Crossgar-born Martin was the man who invented the ejector seat, something any banker would hanker after to escape the current spiral of bad debt.
Last week the Danske-owned bank declared record net losses of £216.8 million (€259 million) for 2011.
It is not the only bank in the North with a toxic balance sheet, or the only one poisoned by its exposure to Northern Ireland’s ailing commercial property market. But it is one of the few banks that openly reports its financial results.
Other institutions, including Bank of Ireland and Ulster Bank, like to seek shelter behind their parent companies when it comes to revealing exactly what they are up to locally.
From Northern Bank’s most recent results, it is clear that some of its most pressing problems are not unique to it. Like every other bank in the country, North or South, they can be summed up in two words – impairment charges.
In Northern’s case impairment charges and provisions amounted to an eye-watering £273.9 million last year. This in itself reveals more about its competitors than they could ever hope to hide.
Traditionally Northern Bank was considered one of the more conservative banks when it came to lending money to its estimated 528,000 customers. Chief executive Gerry Mallon revealed a couple of years ago that the bank was “not quite as exposed as some of our competitors” in relation to its investments in the local property market.
"We weren't as aggressive as some of the other banks in getting into the property market," he said, though, talking to The Irish Timeshe did concede: "We were there, we did take pain and we will take more pain, particularly in exposure to residential development."
If Northern Bank’s latest annual results reveal just how much pain it has suffered in the last 12 months, just imagine the position for some of its competitors.
As Danske so beautifully illustrates in its latest annual report, impairment charges are determined “on the basis of the customer’s expected ability to repay the debt”. In Northern Ireland, as Danske is only too aware, customers’ “expected ability to repay the debt” is diminishing every day.
It acknowledges in its 2011 annual report that “the property sectors in Ireland and Northern Ireland continued to suffer from falling property prices.
It also states that at year end, exposure to the property sectors North and South amounted to 7.7 billion and 11.4 billion Danish krone respectively.
At yesterday’s closing currency exchange rates that worked out at £867 million in the North and €1.5 billion in the South.
“Property developers in Ireland accounted for DkK3.5 billion (7 per cent of total exposure in Ireland). In Northern Ireland, the comparable figure was DkK 1.8 billion (3 per cent of total exposure in Northern Ireland).”

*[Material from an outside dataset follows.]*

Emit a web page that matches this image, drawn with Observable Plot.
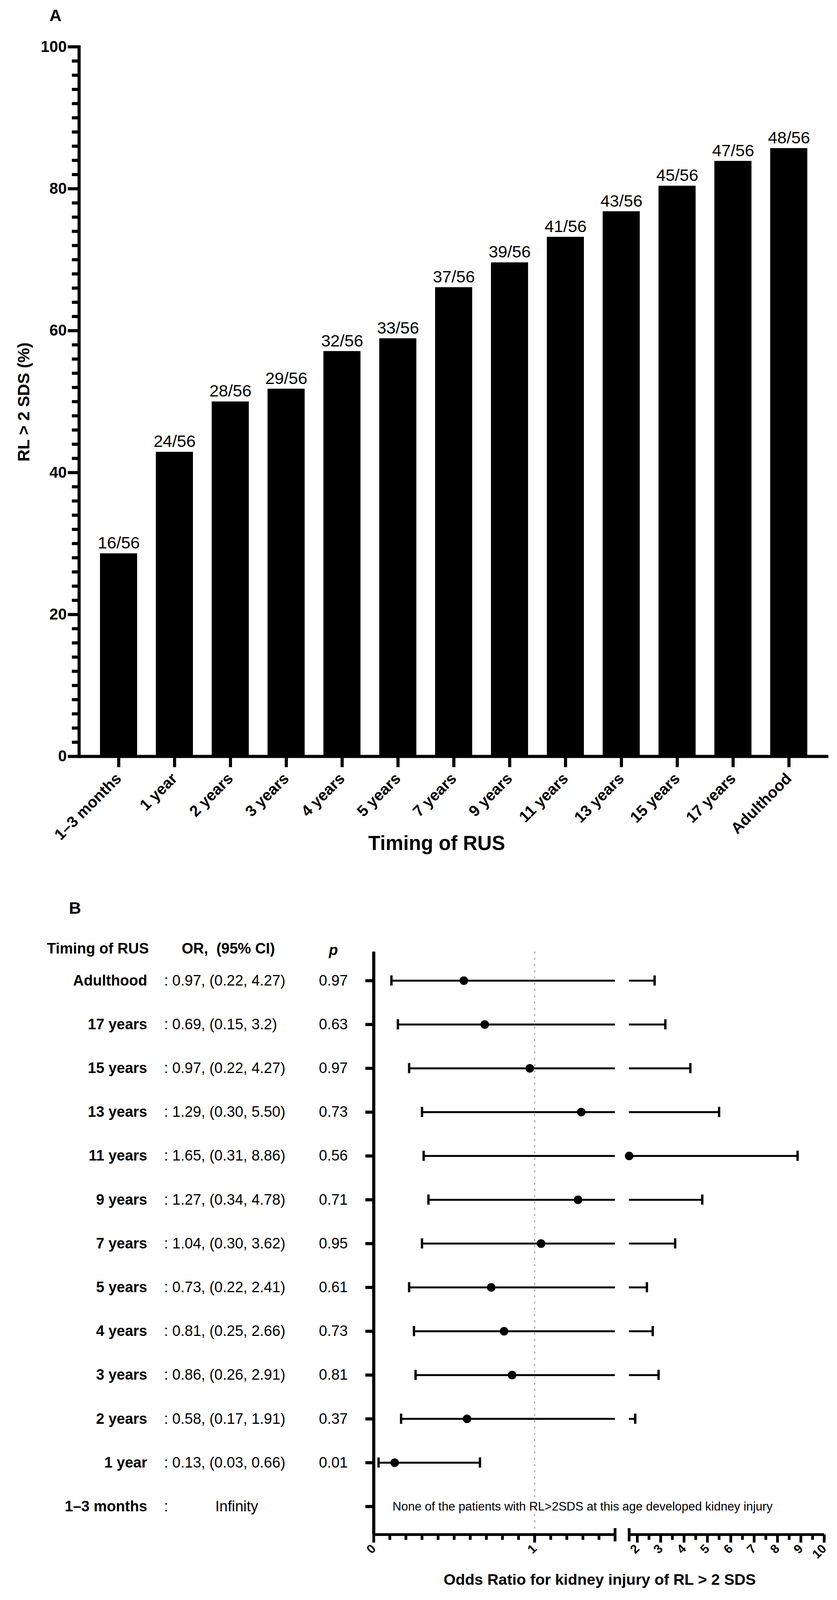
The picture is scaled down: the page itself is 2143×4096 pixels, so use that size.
<!DOCTYPE html>
<html>
<head>
<meta charset="utf-8">
<script src="https://cdn.jsdelivr.net/npm/d3@7"></script>
<script src="https://cdn.jsdelivr.net/npm/@observablehq/plot@0.6"></script>
<style>
html,body{margin:0;padding:0;background:#fff;}
body{width:2143px;height:4096px;overflow:hidden;}
#root{position:relative;width:2143px;height:4096px;font-family:"Liberation Sans",Arial,Helvetica,sans-serif;color:#000;}
.lbl{position:absolute;white-space:pre;line-height:1;transform:translate(-50%,-50%);font-weight:bold;}
</style>
</head>
<body>
<div id="root"></div>
<script>
// ---------- Panel A data ----------
const timings = ["1–3 months", "1 year", "2 years", "3 years", "4 years", "5 years", "7 years", "9 years", "11 years", "13 years", "15 years", "17 years", "Adulthood"];
const pctValues = [28.6, 42.9, 50.0, 51.8, 57.1, 58.9, 66.1, 69.6, 73.2, 76.8, 80.4, 83.9, 85.7];
const countLabels = ["16/56", "24/56", "28/56", "29/56", "32/56", "33/56", "37/56", "39/56", "41/56", "43/56", "45/56", "47/56", "48/56"];
const yMajorTicks = [0, 20, 40, 60, 80, 100];

// ---------- Panel B data ----------
const forestRows = ["Adulthood", "17 years", "15 years", "13 years", "11 years", "9 years", "7 years", "5 years", "4 years", "3 years", "2 years", "1 year", "1–3 months"];
const orLabels = [": 0.97, (0.22, 4.27)", ": 0.69, (0.15, 3.2)", ": 0.97, (0.22, 4.27)", ": 1.29, (0.30, 5.50)", ": 1.65, (0.31, 8.86)", ": 1.27, (0.34, 4.78)", ": 1.04, (0.30, 3.62)", ": 0.73, (0.22, 2.41)", ": 0.81, (0.25, 2.66)", ": 0.86, (0.26, 2.91)", ": 0.58, (0.17, 1.91)", ": 0.13, (0.03, 0.66)", ":"];
const pLabels = ["0.97", "0.63", "0.97", "0.73", "0.56", "0.71", "0.95", "0.61", "0.73", "0.81", "0.37", "0.01", ""];
// plotted positions
const oddsPlotted  = [0.56, 0.69, 0.97, 1.29, 1.65, 1.27, 1.04, 0.73, 0.81, 0.86, 0.58, 0.13, null];
const ciLowPlotted = [0.11, 0.15, 0.22, 0.30, 0.31, 0.34, 0.30, 0.22, 0.25, 0.26, 0.17, 0.03, null];
const ciHighPlotted = [2.74, 3.2, 4.27, 5.50, 8.86, 4.78, 3.62, 2.41, 2.66, 2.91, 1.91, 0.66, null];
const oddsMajorTicks = [0, 1, 2, 3, 4, 5, 6, 7, 8, 9, 10];
const oddsMinorTicks = [0.1, 0.2, 0.3, 0.4, 0.5, 0.6, 0.7, 0.8, 0.9, 1.1, 1.2, 1.3, 1.4, 2.5, 3.5, 4.5, 5.5, 6.5, 7.5, 8.5, 9.5];
const axisBreak = [1.5, 1.65];
const tableHeaders = ["Timing of RUS", "OR,  (95% CI)", "p"];
const infinityLabel = "Infinity";
const noneNote = "None of the patients with RL>2SDS at this age developed kidney injury";

// ---------- layout ----------
const W = 2143;
const FONT = '"Liberation Sans", Arial, Helvetica, sans-serif';
const root = document.getElementById("root");
const baseStyle = {fontFamily: FONT, color: "#000", background: "white", overflow: "visible"};

// ---------- Panel A ----------
const A_H = 2250;
const barData = timings.map((t, i) => ({timing: t, pct: pctValues[i], label: countLabels[i]}));
const yMinorTicks = d3.range(2, 100, 2).filter(v => v % 20 !== 0);

const plotA = Plot.plot({
  width: W,
  height: A_H,
  marginLeft: 202,
  marginRight: 22,
  marginTop: 119.4,
  marginBottom: A_H - 1936,
  style: baseStyle,
  x: {type: "band", domain: timings, padding: 0.337, label: null},
  y: {domain: [0, 100], label: null},
  marks: [
    Plot.barY(barData, {x: "timing", y: "pct", fill: "#000"}),
    Plot.text(barData, {x: "timing", y: "pct", text: "label", lineAnchor: "bottom", dy: -12.7, fontSize: 43, fill: "#000"}),
    Plot.ruleY([0], {stroke: "#000", strokeWidth: 8}),
    Plot.frame({anchor: "left", stroke: "#000", strokeWidth: 8}),
    Plot.axisY({ticks: yMajorTicks, tickSize: 28.5, tickPadding: 3, strokeWidth: 8, fontSize: 40, fontWeight: "bold", label: null}),
    Plot.axisY({ticks: yMinorTicks, tickSize: 18, tickFormat: () => "", strokeWidth: 8, label: null}),
    Plot.axisX({tickSize: 28, tickPadding: 22, strokeWidth: 8, tickRotate: -45, fontSize: 40, fontWeight: "bold", label: null})
  ]
});
plotA.style.position = "absolute";
plotA.style.left = "0px";
plotA.style.top = "0px";
root.appendChild(plotA);

// ---------- Panel B ----------
const B_TOP = 2250;
const B_H = 4096 - B_TOP;
const B_ML = 956.4, B_MR = W - 2109.8, B_MT = 186, B_MB = 168;
const oddsDomain = [0, 1.5, 1.65, 10];
const oddsRange = [956.4, 1574.3, 1610.3, 2109.8];
const yDom = [-0.66, 12.64];
const rowPx = (B_H - B_MT - B_MB) / (yDom[1] - yDom[0]);
const CAP = 13 / rowPx;

const rows = forestRows.map((r, i) => ({row: r, i, or: orLabels[i], p: pLabels[i]}));
const est = forestRows.map((r, i) => ({i, or: oddsPlotted[i], lo: ciLowPlotted[i], hi: ciHighPlotted[i]})).filter(d => d.or != null);
const segs = [];
est.forEach(d => {
  if (d.hi <= axisBreak[0]) segs.push({i: d.i, x1: d.lo, x2: d.hi});
  else {
    segs.push({i: d.i, x1: d.lo, x2: axisBreak[0]});
    if (d.hi > axisBreak[1]) segs.push({i: d.i, x1: axisBreak[1], x2: d.hi});
  }
});
const caps = est.flatMap(d => [{i: d.i, x: d.lo}, {i: d.i, x: d.hi}]);
const axisSegs = [{x1: oddsDomain[0], x2: axisBreak[0]}, {x1: axisBreak[1], x2: oddsDomain[3]}];
const infRow = forestRows.indexOf("1–3 months");

// table columns (px)
const LABEL_R = 376.5, HEAD1_R = 380.5, VALUE_L = 419.5, ORHEAD_C = 584, INF_C = 605.7, P_C = 853, NOTE_L = 1004.6;

const plotB = Plot.plot({
  width: W,
  height: B_H,
  marginLeft: B_ML,
  marginRight: B_MR,
  marginTop: B_MT,
  marginBottom: B_MB,
  style: baseStyle,
  x: {type: "linear", domain: oddsDomain, range: oddsRange, label: null},
  y: {type: "linear", domain: yDom, reverse: true, label: null},
  marks: [
    Plot.ruleX([1], {stroke: "#a8a8a8", strokeWidth: 3, strokeDasharray: "5,11"}),
    Plot.ruleY(segs, {y: "i", x1: "x1", x2: "x2", stroke: "#000", strokeWidth: 5}),
    Plot.ruleX(caps, {x: "x", y1: d => d.i - CAP, y2: d => d.i + CAP, stroke: "#000", strokeWidth: 6}),
    Plot.dot(est, {x: "or", y: "i", r: 11, fill: "#000", stroke: null}),
    Plot.ruleX([0], {stroke: "#000", strokeWidth: 8}),
    Plot.ruleY(axisSegs, {y: () => yDom[1], x1: "x1", x2: "x2", stroke: "#000", strokeWidth: 7}),
    Plot.ruleX(axisBreak, {y1: yDom[1] - 16 / rowPx, y2: yDom[1] + 18 / rowPx, stroke: "#000", strokeWidth: 7}),
    Plot.axisY({ticks: rows.map(d => d.i), tickSize: 21, tickFormat: () => "", strokeWidth: 8, label: null}),
    Plot.axisX({ticks: oddsMajorTicks, tickSize: 21, tickPadding: 10, tickRotate: -45, fontSize: 32, fontWeight: "bold", strokeWidth: 7, label: null}),
    Plot.axisX({ticks: oddsMinorTicks, tickSize: 14, tickFormat: () => "", strokeWidth: 7, label: null}),
    // table headers
    Plot.text([tableHeaders[0]], {frameAnchor: "top-left", dx: HEAD1_R - B_ML, dy: -8, textAnchor: "end", fontWeight: "bold", fontSize: 38, lineAnchor: "middle"}),
    Plot.text([tableHeaders[1]], {frameAnchor: "top-left", dx: ORHEAD_C - B_ML, dy: -8, textAnchor: "middle", fontWeight: "bold", fontSize: 38, lineAnchor: "middle"}),
    Plot.text([tableHeaders[2]], {frameAnchor: "top-left", dx: P_C - B_ML, dy: -4, textAnchor: "middle", fontWeight: "bold", fontStyle: "italic", fontSize: 38, lineAnchor: "middle"}),
    // table rows
    Plot.text(rows, {y: "i", text: "row", frameAnchor: "left", dx: LABEL_R - B_ML, textAnchor: "end", fontWeight: "bold", fontSize: 38}),
    Plot.text(rows, {y: "i", text: "or", frameAnchor: "left", dx: VALUE_L - B_ML, textAnchor: "start", fontSize: 38}),
    Plot.text(rows, {y: "i", text: "p", frameAnchor: "left", dx: P_C - B_ML, textAnchor: "middle", fontSize: 38}),
    Plot.text([infinityLabel], {y: () => infRow, frameAnchor: "left", dx: INF_C - B_ML, textAnchor: "middle", fontSize: 38}),
    Plot.text([noneNote], {y: () => infRow, frameAnchor: "left", dx: NOTE_L - B_ML, textAnchor: "start", fontSize: 31})
  ]
});
plotB.style.position = "absolute";
plotB.style.left = "0px";
plotB.style.top = B_TOP + "px";
root.appendChild(plotB);

// ---------- titles ----------
function addLabel(text, x, y, size, rotate) {
  const d = document.createElement("div");
  d.className = "lbl";
  d.textContent = text;
  d.style.left = x + "px";
  d.style.top = y + "px";
  d.style.fontSize = size + "px";
  if (rotate) d.style.transform = "translate(-50%,-50%) rotate(" + rotate + "deg)";
  root.appendChild(d);
}
addLabel("A", 142, 39, 43);
addLabel("RL > 2 SDS (%)", 60.5, 1028.5, 42.5, -90);
addLabel("Timing of RUS", 1118, 2158, 51);
addLabel("B", 192, 2324, 43);
addLabel("Odds Ratio for kidney injury of RL > 2 SDS", 1535.5, 4044, 39.5);
</script>
</body>
</html>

It comes as no surprise then when Danske warns its shareholders that “loan impairment charges at the units in Ireland and Northern Ireland are likely to remain high, at least in the coming quarters”.
For his part Mallon is realistic about future prospects – and if anyone should be in a position to gauge what lies ahead it is him. A Cambridge graduate with first-class honours in economics, he has played a typically understated but significant lead role in the North’s economy down through the years.
At an early stage in his career, he was a private secretary to the minister for the economy (then Baroness Denton) and he also spent some with the predecessor of the current regional economic development agency, the Industrial Development Board.
Since July 2008, he has been chief executive of Northern Bank and would appear to have been constantly looking over his shoulder at bad debts since he took up the job.
As the chief executive, responsibility for the bank’s performance rests with him. But it would be hard to blame Mallon if secretly he bore little regard for those who made the decisions – before his time – that have landed him with seemingly never-ending impairment charges.
His plan of attack instead has been to take “a market-value approach” rather than a “hope-value approach” to tackling the issue. Mallon has had all of Northern Bank’s land bank and property assets valued to find out what they would be worth if they went on the market straight away.
In some cases this has resulted in its property portfolio being written down from between 70 per cent and 90 per cent from peak values.
Mallon warns the next 12 months will be tough. “If the last four years have shown us anything, it is that it is dangerous to attempt to call the bottom. The economic malaise has persisted much longer than most people thought it would and we’re not out of it yet.”
Mallon also believes that, without a “game changer”, there is little scope for improvement on the horizon when it comes to the local economy.
“Northern Ireland has been impacted by both the euro zone crisis and the slowdown in the global economy. It is a small economy that is always going to be heavily influence by what is going on in the national economies of the UK and Ireland.”